Requirement
Produce a word-for-word copy of the listing below without its pictures.

Information provided
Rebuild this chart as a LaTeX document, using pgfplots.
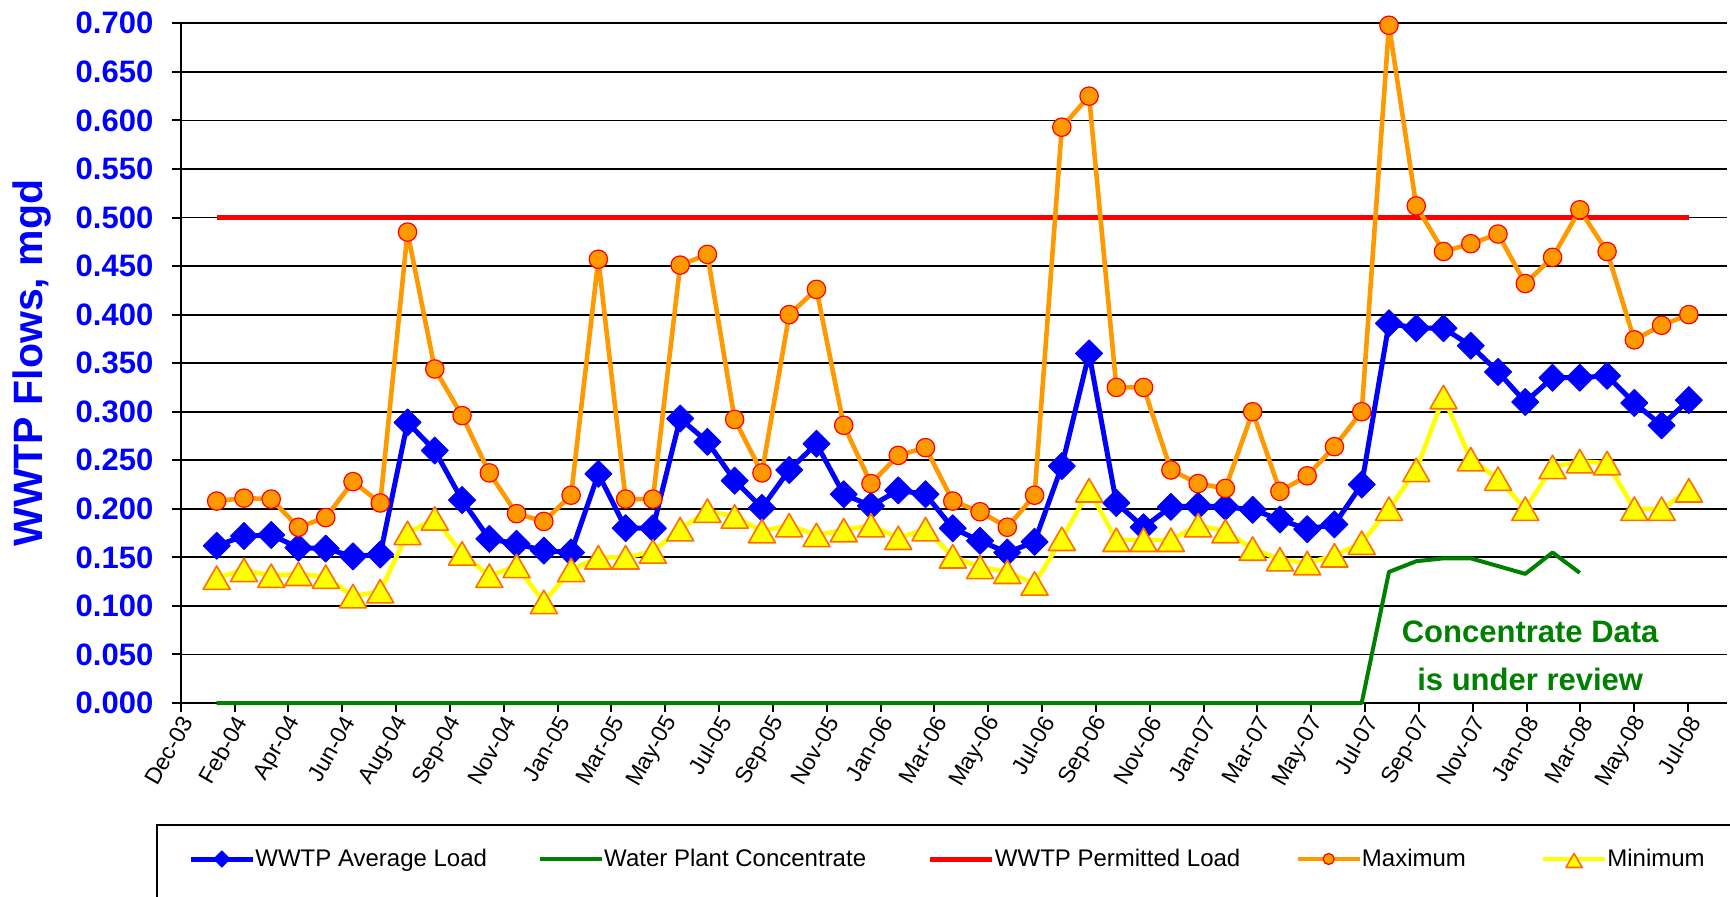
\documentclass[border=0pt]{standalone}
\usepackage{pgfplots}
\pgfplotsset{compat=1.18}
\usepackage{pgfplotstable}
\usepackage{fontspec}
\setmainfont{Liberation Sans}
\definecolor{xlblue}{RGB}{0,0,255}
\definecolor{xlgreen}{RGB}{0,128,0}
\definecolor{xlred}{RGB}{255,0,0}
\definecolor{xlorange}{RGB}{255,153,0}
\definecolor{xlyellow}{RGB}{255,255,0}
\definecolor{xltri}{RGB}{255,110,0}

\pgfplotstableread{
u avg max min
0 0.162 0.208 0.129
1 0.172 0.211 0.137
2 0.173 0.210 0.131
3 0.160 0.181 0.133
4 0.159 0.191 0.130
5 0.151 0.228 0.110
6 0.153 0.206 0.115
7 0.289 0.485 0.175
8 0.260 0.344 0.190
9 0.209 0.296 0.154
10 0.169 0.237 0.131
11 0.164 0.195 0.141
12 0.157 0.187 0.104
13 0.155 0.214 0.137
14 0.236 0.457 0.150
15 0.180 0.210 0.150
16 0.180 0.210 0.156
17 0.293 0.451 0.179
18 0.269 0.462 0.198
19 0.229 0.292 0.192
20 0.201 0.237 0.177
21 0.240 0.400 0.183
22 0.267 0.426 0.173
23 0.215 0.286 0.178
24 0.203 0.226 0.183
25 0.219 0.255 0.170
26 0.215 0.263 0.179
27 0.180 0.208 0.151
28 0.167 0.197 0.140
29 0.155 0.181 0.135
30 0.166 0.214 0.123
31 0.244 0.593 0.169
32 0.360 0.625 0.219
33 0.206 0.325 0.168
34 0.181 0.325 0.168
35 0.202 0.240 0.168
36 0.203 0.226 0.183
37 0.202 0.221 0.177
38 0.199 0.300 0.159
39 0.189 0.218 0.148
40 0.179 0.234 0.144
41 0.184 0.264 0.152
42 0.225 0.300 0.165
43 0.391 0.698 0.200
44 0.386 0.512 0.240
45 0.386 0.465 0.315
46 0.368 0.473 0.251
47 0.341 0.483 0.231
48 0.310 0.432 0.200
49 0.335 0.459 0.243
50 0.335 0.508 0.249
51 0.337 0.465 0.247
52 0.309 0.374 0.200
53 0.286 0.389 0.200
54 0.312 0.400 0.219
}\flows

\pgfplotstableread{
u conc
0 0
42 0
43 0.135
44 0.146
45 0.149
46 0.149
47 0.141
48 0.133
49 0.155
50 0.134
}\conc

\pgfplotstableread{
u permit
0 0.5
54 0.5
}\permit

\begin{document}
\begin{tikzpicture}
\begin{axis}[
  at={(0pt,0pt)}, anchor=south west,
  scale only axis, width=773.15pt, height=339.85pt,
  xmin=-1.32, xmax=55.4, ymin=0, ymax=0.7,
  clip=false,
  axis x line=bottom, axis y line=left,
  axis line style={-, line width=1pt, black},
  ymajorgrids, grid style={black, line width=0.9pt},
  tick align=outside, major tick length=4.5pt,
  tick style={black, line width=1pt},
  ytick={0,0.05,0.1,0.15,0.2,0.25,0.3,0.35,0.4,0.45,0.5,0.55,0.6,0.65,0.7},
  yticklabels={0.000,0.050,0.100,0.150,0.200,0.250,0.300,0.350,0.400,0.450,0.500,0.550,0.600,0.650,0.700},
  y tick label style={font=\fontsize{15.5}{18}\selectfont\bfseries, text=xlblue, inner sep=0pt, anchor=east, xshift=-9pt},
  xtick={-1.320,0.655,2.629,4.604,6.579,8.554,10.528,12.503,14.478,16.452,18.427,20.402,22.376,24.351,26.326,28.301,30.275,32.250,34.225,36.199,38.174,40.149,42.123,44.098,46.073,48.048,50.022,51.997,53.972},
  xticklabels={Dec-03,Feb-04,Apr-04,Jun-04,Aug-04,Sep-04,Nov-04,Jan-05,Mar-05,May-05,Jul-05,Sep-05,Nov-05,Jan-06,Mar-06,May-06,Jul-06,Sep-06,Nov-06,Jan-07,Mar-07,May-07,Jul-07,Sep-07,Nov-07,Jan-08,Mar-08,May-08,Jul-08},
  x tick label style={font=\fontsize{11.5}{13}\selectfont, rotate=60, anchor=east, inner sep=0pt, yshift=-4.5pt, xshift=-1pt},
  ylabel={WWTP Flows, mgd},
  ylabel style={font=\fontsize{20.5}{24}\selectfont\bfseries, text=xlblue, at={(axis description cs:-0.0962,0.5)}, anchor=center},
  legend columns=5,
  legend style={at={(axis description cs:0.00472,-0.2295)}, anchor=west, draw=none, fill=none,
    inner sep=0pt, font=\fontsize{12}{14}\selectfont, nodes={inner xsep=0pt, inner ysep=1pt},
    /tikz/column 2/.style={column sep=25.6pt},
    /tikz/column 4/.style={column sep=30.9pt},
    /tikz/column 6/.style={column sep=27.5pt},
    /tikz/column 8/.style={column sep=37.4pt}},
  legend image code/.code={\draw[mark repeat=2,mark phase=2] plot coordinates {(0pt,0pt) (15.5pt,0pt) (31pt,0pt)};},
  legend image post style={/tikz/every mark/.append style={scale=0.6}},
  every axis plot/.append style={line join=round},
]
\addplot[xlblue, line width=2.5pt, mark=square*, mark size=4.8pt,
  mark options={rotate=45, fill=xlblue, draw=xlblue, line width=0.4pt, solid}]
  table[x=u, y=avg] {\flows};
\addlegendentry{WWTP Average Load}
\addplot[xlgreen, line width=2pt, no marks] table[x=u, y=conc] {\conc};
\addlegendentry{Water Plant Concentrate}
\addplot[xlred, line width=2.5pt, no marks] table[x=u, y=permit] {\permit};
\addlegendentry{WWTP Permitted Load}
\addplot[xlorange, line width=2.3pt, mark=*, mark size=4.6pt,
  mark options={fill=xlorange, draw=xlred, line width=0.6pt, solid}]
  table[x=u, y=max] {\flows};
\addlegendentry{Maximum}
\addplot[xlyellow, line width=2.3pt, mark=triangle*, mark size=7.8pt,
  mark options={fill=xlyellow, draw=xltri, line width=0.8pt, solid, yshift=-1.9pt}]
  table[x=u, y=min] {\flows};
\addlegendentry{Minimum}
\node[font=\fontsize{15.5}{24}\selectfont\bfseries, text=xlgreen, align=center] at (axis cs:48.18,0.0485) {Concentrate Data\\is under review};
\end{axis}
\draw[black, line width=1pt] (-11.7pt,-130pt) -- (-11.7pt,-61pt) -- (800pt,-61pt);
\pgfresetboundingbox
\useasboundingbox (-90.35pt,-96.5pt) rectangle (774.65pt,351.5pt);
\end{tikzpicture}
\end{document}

Written solution
Rebuild this chart as a LaTeX document, using pgfplots.
\documentclass[border=0pt]{standalone}
\usepackage{pgfplots}
\pgfplotsset{compat=1.18}
\usepackage{pgfplotstable}
\usepackage{fontspec}
\setmainfont{Liberation Sans}
\definecolor{xlblue}{RGB}{0,0,255}
\definecolor{xlgreen}{RGB}{0,128,0}
\definecolor{xlred}{RGB}{255,0,0}
\definecolor{xlorange}{RGB}{255,153,0}
\definecolor{xlyellow}{RGB}{255,255,0}
\definecolor{xltri}{RGB}{255,110,0}

\pgfplotstableread{
u avg max min
0 0.162 0.208 0.129
1 0.172 0.211 0.137
2 0.173 0.210 0.131
3 0.160 0.181 0.133
4 0.159 0.191 0.130
5 0.151 0.228 0.110
6 0.153 0.206 0.115
7 0.289 0.485 0.175
8 0.260 0.344 0.190
9 0.209 0.296 0.154
10 0.169 0.237 0.131
11 0.164 0.195 0.141
12 0.157 0.187 0.104
13 0.155 0.214 0.137
14 0.236 0.457 0.150
15 0.180 0.210 0.150
16 0.180 0.210 0.156
17 0.293 0.451 0.179
18 0.269 0.462 0.198
19 0.229 0.292 0.192
20 0.201 0.237 0.177
21 0.240 0.400 0.183
22 0.267 0.426 0.173
23 0.215 0.286 0.178
24 0.203 0.226 0.183
25 0.219 0.255 0.170
26 0.215 0.263 0.179
27 0.180 0.208 0.151
28 0.167 0.197 0.140
29 0.155 0.181 0.135
30 0.166 0.214 0.123
31 0.244 0.593 0.169
32 0.360 0.625 0.219
33 0.206 0.325 0.168
34 0.181 0.325 0.168
35 0.202 0.240 0.168
36 0.203 0.226 0.183
37 0.202 0.221 0.177
38 0.199 0.300 0.159
39 0.189 0.218 0.148
40 0.179 0.234 0.144
41 0.184 0.264 0.152
42 0.225 0.300 0.165
43 0.391 0.698 0.200
44 0.386 0.512 0.240
45 0.386 0.465 0.315
46 0.368 0.473 0.251
47 0.341 0.483 0.231
48 0.310 0.432 0.200
49 0.335 0.459 0.243
50 0.335 0.508 0.249
51 0.337 0.465 0.247
52 0.309 0.374 0.200
53 0.286 0.389 0.200
54 0.312 0.400 0.219
}\flows

\pgfplotstableread{
u conc
0 0
42 0
43 0.135
44 0.146
45 0.149
46 0.149
47 0.141
48 0.133
49 0.155
50 0.134
}\conc

\pgfplotstableread{
u permit
0 0.5
54 0.5
}\permit

\begin{document}
\begin{tikzpicture}
\begin{axis}[
  at={(0pt,0pt)}, anchor=south west,
  scale only axis, width=773.15pt, height=339.85pt,
  xmin=-1.32, xmax=55.4, ymin=0, ymax=0.7,
  clip=false,
  axis x line=bottom, axis y line=left,
  axis line style={-, line width=1pt, black},
  ymajorgrids, grid style={black, line width=0.9pt},
  tick align=outside, major tick length=4.5pt,
  tick style={black, line width=1pt},
  ytick={0,0.05,0.1,0.15,0.2,0.25,0.3,0.35,0.4,0.45,0.5,0.55,0.6,0.65,0.7},
  yticklabels={0.000,0.050,0.100,0.150,0.200,0.250,0.300,0.350,0.400,0.450,0.500,0.550,0.600,0.650,0.700},
  y tick label style={font=\fontsize{15.5}{18}\selectfont\bfseries, text=xlblue, inner sep=0pt, anchor=east, xshift=-9pt},
  xtick={-1.320,0.655,2.629,4.604,6.579,8.554,10.528,12.503,14.478,16.452,18.427,20.402,22.376,24.351,26.326,28.301,30.275,32.250,34.225,36.199,38.174,40.149,42.123,44.098,46.073,48.048,50.022,51.997,53.972},
  xticklabels={Dec-03,Feb-04,Apr-04,Jun-04,Aug-04,Sep-04,Nov-04,Jan-05,Mar-05,May-05,Jul-05,Sep-05,Nov-05,Jan-06,Mar-06,May-06,Jul-06,Sep-06,Nov-06,Jan-07,Mar-07,May-07,Jul-07,Sep-07,Nov-07,Jan-08,Mar-08,May-08,Jul-08},
  x tick label style={font=\fontsize{11.5}{13}\selectfont, rotate=60, anchor=east, inner sep=0pt, yshift=-4.5pt, xshift=-1pt},
  ylabel={WWTP Flows, mgd},
  ylabel style={font=\fontsize{20.5}{24}\selectfont\bfseries, text=xlblue, at={(axis description cs:-0.0962,0.5)}, anchor=center},
  legend columns=5,
  legend style={at={(axis description cs:0.00472,-0.2295)}, anchor=west, draw=none, fill=none,
    inner sep=0pt, font=\fontsize{12}{14}\selectfont, nodes={inner xsep=0pt, inner ysep=1pt},
    /tikz/column 2/.style={column sep=25.6pt},
    /tikz/column 4/.style={column sep=30.9pt},
    /tikz/column 6/.style={column sep=27.5pt},
    /tikz/column 8/.style={column sep=37.4pt}},
  legend image code/.code={\draw[mark repeat=2,mark phase=2] plot coordinates {(0pt,0pt) (15.5pt,0pt) (31pt,0pt)};},
  legend image post style={/tikz/every mark/.append style={scale=0.6}},
  every axis plot/.append style={line join=round},
]
\addplot[xlblue, line width=2.5pt, mark=square*, mark size=4.8pt,
  mark options={rotate=45, fill=xlblue, draw=xlblue, line width=0.4pt, solid}]
  table[x=u, y=avg] {\flows};
\addlegendentry{WWTP Average Load}
\addplot[xlgreen, line width=2pt, no marks] table[x=u, y=conc] {\conc};
\addlegendentry{Water Plant Concentrate}
\addplot[xlred, line width=2.5pt, no marks] table[x=u, y=permit] {\permit};
\addlegendentry{WWTP Permitted Load}
\addplot[xlorange, line width=2.3pt, mark=*, mark size=4.6pt,
  mark options={fill=xlorange, draw=xlred, line width=0.6pt, solid}]
  table[x=u, y=max] {\flows};
\addlegendentry{Maximum}
\addplot[xlyellow, line width=2.3pt, mark=triangle*, mark size=7.8pt,
  mark options={fill=xlyellow, draw=xltri, line width=0.8pt, solid, yshift=-1.9pt}]
  table[x=u, y=min] {\flows};
\addlegendentry{Minimum}
\node[font=\fontsize{15.5}{24}\selectfont\bfseries, text=xlgreen, align=center] at (axis cs:48.18,0.0485) {Concentrate Data\\is under review};
\end{axis}
\draw[black, line width=1pt] (-11.7pt,-130pt) -- (-11.7pt,-61pt) -- (800pt,-61pt);
\pgfresetboundingbox
\useasboundingbox (-90.35pt,-96.5pt) rectangle (774.65pt,351.5pt);
\end{tikzpicture}
\end{document}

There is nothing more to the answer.